Begin Material supplied
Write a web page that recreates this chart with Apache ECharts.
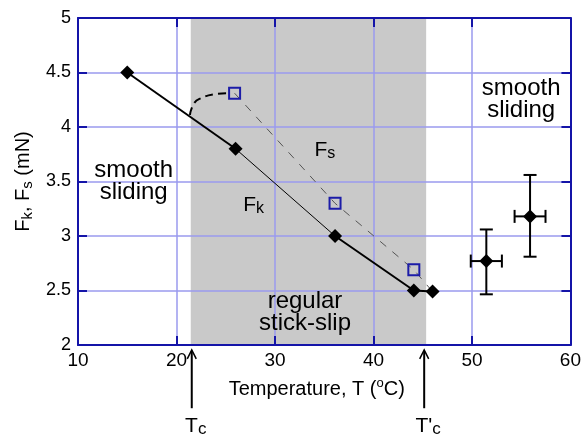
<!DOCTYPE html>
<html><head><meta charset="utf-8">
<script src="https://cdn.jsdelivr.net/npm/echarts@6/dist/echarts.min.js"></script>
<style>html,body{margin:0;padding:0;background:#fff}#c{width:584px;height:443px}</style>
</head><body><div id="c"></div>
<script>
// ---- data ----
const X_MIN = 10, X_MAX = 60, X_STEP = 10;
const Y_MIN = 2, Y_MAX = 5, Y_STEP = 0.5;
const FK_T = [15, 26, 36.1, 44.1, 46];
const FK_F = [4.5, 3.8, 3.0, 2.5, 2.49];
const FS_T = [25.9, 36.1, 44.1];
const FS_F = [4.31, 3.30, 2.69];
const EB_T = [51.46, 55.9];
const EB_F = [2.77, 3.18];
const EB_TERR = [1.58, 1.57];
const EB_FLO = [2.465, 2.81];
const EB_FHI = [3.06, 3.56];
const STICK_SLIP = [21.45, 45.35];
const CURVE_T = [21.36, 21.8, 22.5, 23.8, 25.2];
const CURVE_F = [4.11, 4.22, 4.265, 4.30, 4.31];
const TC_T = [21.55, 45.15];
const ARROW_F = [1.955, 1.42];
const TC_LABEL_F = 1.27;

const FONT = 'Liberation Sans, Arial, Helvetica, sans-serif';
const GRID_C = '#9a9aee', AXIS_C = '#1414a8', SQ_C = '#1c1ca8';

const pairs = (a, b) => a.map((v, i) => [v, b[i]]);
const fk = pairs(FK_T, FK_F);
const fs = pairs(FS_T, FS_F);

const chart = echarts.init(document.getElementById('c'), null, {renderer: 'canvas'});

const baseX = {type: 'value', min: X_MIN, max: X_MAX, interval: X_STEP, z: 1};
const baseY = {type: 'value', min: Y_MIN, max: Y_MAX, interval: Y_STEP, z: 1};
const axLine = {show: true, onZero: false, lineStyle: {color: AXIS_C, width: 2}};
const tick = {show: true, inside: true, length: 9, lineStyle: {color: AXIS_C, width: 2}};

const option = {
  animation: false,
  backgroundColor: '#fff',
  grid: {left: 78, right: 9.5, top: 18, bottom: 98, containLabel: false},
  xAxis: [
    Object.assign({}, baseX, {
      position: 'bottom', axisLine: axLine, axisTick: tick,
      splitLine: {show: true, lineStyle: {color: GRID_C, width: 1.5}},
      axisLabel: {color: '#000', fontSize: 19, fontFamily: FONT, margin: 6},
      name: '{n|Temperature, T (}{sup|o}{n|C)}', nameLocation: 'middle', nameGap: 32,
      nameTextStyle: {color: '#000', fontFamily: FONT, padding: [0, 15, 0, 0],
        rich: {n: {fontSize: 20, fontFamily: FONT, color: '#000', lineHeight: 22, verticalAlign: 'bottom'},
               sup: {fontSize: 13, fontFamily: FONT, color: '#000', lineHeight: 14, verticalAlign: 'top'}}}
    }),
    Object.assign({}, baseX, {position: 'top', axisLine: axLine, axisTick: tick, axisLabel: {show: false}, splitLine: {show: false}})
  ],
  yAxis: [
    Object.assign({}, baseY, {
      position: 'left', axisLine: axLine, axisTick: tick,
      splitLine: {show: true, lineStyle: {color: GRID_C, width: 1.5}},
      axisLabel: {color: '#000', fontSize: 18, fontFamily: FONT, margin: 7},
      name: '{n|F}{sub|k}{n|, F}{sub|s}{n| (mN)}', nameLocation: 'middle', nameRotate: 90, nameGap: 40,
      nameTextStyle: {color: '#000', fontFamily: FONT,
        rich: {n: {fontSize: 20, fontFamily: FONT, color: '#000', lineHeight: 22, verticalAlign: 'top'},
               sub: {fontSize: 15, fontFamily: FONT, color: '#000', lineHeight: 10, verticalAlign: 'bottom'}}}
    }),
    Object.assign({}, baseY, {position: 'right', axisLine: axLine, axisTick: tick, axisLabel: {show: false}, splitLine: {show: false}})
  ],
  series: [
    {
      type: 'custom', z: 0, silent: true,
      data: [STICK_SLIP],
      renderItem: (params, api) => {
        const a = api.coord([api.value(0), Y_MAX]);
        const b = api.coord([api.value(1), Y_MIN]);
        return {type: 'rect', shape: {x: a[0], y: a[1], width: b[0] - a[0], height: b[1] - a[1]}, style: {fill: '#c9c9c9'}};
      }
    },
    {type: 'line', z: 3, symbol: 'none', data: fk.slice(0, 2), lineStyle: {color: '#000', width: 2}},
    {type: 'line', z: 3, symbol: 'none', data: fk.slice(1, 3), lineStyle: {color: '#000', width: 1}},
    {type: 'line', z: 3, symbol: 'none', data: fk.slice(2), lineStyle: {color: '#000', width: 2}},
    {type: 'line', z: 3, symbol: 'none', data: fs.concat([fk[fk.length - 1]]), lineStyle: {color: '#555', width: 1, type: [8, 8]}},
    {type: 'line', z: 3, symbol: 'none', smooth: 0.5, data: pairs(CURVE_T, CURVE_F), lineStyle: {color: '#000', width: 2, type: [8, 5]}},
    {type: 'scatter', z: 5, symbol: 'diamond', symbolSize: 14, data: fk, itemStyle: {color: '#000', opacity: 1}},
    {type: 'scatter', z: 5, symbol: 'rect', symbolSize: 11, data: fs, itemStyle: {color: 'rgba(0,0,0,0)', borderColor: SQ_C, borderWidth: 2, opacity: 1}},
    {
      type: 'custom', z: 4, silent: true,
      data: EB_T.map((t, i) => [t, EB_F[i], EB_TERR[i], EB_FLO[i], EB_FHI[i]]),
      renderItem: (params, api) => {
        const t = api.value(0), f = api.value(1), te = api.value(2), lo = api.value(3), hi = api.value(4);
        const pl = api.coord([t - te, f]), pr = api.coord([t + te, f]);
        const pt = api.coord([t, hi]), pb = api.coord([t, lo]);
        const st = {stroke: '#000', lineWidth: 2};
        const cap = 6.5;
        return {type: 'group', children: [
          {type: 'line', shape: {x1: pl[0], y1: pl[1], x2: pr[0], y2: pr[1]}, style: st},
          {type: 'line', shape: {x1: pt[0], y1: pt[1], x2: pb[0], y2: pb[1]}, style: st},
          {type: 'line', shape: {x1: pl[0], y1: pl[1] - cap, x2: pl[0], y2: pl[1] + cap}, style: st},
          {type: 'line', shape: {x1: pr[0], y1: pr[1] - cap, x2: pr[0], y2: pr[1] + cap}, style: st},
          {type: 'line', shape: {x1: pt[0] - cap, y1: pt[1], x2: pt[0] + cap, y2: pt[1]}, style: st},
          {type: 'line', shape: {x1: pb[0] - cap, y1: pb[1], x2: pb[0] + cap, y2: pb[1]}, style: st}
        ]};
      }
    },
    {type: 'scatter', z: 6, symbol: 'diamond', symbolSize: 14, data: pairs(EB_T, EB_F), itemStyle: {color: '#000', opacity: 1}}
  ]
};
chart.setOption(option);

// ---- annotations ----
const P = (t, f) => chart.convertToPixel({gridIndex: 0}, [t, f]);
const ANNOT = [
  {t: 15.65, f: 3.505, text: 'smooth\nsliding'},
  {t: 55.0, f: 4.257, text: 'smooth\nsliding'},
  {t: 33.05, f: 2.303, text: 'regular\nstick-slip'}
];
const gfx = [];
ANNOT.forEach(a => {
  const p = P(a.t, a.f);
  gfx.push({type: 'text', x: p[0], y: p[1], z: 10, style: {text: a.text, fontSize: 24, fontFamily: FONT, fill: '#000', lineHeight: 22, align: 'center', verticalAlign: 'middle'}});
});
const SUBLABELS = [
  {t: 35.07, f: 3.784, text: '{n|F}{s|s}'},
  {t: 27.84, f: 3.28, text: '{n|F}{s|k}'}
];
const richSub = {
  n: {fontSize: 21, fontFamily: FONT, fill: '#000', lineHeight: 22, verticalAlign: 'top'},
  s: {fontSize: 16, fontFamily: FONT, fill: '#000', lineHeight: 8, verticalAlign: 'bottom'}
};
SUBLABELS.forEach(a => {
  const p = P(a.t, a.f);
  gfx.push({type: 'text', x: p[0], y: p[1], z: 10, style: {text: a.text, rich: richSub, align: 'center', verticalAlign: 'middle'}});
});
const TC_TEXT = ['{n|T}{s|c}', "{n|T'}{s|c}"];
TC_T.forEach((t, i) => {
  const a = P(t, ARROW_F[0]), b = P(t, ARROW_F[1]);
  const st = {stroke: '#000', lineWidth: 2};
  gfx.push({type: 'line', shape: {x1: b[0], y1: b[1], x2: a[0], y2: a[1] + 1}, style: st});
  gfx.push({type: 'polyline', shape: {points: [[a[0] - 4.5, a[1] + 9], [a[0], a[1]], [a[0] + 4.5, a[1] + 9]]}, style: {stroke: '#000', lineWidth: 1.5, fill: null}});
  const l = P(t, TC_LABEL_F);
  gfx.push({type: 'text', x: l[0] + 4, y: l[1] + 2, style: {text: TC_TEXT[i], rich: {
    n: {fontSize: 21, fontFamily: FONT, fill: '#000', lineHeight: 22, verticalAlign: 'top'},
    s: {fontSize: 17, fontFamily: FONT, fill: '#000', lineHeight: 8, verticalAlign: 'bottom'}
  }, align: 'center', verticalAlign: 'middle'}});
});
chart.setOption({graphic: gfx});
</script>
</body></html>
End Material supplied
Begin Material supplied
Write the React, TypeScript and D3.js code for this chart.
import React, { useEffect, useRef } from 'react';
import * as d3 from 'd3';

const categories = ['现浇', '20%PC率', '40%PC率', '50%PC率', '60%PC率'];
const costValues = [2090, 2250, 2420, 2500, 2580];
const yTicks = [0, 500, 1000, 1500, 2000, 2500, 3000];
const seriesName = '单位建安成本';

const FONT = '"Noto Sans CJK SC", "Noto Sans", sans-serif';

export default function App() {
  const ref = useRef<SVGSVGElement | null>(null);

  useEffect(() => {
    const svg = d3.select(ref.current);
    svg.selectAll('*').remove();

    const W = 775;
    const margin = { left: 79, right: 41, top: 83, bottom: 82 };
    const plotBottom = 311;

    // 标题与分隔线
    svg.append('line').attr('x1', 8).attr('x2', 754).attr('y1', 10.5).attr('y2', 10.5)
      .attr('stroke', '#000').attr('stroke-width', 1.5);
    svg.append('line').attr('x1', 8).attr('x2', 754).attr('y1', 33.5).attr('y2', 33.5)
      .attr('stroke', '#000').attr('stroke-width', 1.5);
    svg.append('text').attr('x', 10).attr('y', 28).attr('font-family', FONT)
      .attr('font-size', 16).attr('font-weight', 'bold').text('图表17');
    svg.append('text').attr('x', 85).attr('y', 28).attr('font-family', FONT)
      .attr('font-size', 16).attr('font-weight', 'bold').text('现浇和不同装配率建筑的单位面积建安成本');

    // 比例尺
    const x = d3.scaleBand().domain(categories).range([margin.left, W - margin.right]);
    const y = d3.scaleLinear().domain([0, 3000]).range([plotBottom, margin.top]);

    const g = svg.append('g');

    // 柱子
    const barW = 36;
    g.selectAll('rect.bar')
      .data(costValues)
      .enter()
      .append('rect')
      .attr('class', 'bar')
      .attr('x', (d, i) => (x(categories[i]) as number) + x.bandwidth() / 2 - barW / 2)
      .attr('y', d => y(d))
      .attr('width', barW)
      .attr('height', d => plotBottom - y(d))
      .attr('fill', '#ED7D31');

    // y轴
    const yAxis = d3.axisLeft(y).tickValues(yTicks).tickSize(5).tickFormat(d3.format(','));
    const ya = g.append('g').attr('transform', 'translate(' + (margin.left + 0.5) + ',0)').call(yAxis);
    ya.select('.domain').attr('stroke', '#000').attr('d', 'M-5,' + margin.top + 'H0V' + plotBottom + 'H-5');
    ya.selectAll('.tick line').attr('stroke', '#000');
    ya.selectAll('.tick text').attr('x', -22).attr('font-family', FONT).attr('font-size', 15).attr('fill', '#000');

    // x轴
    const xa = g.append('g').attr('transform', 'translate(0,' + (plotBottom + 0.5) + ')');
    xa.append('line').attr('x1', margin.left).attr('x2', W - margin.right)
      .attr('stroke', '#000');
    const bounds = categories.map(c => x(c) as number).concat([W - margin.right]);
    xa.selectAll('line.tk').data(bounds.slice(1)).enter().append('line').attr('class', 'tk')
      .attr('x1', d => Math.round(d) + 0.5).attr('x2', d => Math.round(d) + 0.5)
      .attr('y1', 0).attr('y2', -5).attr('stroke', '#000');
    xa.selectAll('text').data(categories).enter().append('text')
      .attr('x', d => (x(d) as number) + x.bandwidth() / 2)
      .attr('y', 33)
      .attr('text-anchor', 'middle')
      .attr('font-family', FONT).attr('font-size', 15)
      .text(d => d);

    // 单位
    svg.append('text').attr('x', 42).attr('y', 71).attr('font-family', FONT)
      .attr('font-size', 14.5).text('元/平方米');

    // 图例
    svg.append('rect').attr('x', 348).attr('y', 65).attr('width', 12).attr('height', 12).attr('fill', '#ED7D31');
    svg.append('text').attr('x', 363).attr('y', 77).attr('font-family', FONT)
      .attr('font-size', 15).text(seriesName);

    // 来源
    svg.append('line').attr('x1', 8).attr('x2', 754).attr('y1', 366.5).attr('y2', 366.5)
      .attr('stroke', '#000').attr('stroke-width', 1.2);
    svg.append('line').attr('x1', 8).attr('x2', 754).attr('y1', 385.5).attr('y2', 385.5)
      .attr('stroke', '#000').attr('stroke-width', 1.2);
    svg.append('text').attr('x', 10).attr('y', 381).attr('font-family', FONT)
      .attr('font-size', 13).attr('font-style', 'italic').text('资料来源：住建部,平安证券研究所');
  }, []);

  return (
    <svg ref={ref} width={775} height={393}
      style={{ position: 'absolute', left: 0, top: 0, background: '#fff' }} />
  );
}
End Material supplied
Word for word, restate the lines beginning with the one that has "Write a web" and ending with the one that has "const TC_LABEL_F = 1.27;". Keep both ends and skip any pictures.

_Exercise answer:_
Write a web page that recreates this chart with Apache ECharts.
<!DOCTYPE html>
<html><head><meta charset="utf-8">
<script src="https://cdn.jsdelivr.net/npm/echarts@6/dist/echarts.min.js"></script>
<style>html,body{margin:0;padding:0;background:#fff}#c{width:584px;height:443px}</style>
</head><body><div id="c"></div>
<script>
// ---- data ----
const X_MIN = 10, X_MAX = 60, X_STEP = 10;
const Y_MIN = 2, Y_MAX = 5, Y_STEP = 0.5;
const FK_T = [15, 26, 36.1, 44.1, 46];
const FK_F = [4.5, 3.8, 3.0, 2.5, 2.49];
const FS_T = [25.9, 36.1, 44.1];
const FS_F = [4.31, 3.30, 2.69];
const EB_T = [51.46, 55.9];
const EB_F = [2.77, 3.18];
const EB_TERR = [1.58, 1.57];
const EB_FLO = [2.465, 2.81];
const EB_FHI = [3.06, 3.56];
const STICK_SLIP = [21.45, 45.35];
const CURVE_T = [21.36, 21.8, 22.5, 23.8, 25.2];
const CURVE_F = [4.11, 4.22, 4.265, 4.30, 4.31];
const TC_T = [21.55, 45.15];
const ARROW_F = [1.955, 1.42];
const TC_LABEL_F = 1.27;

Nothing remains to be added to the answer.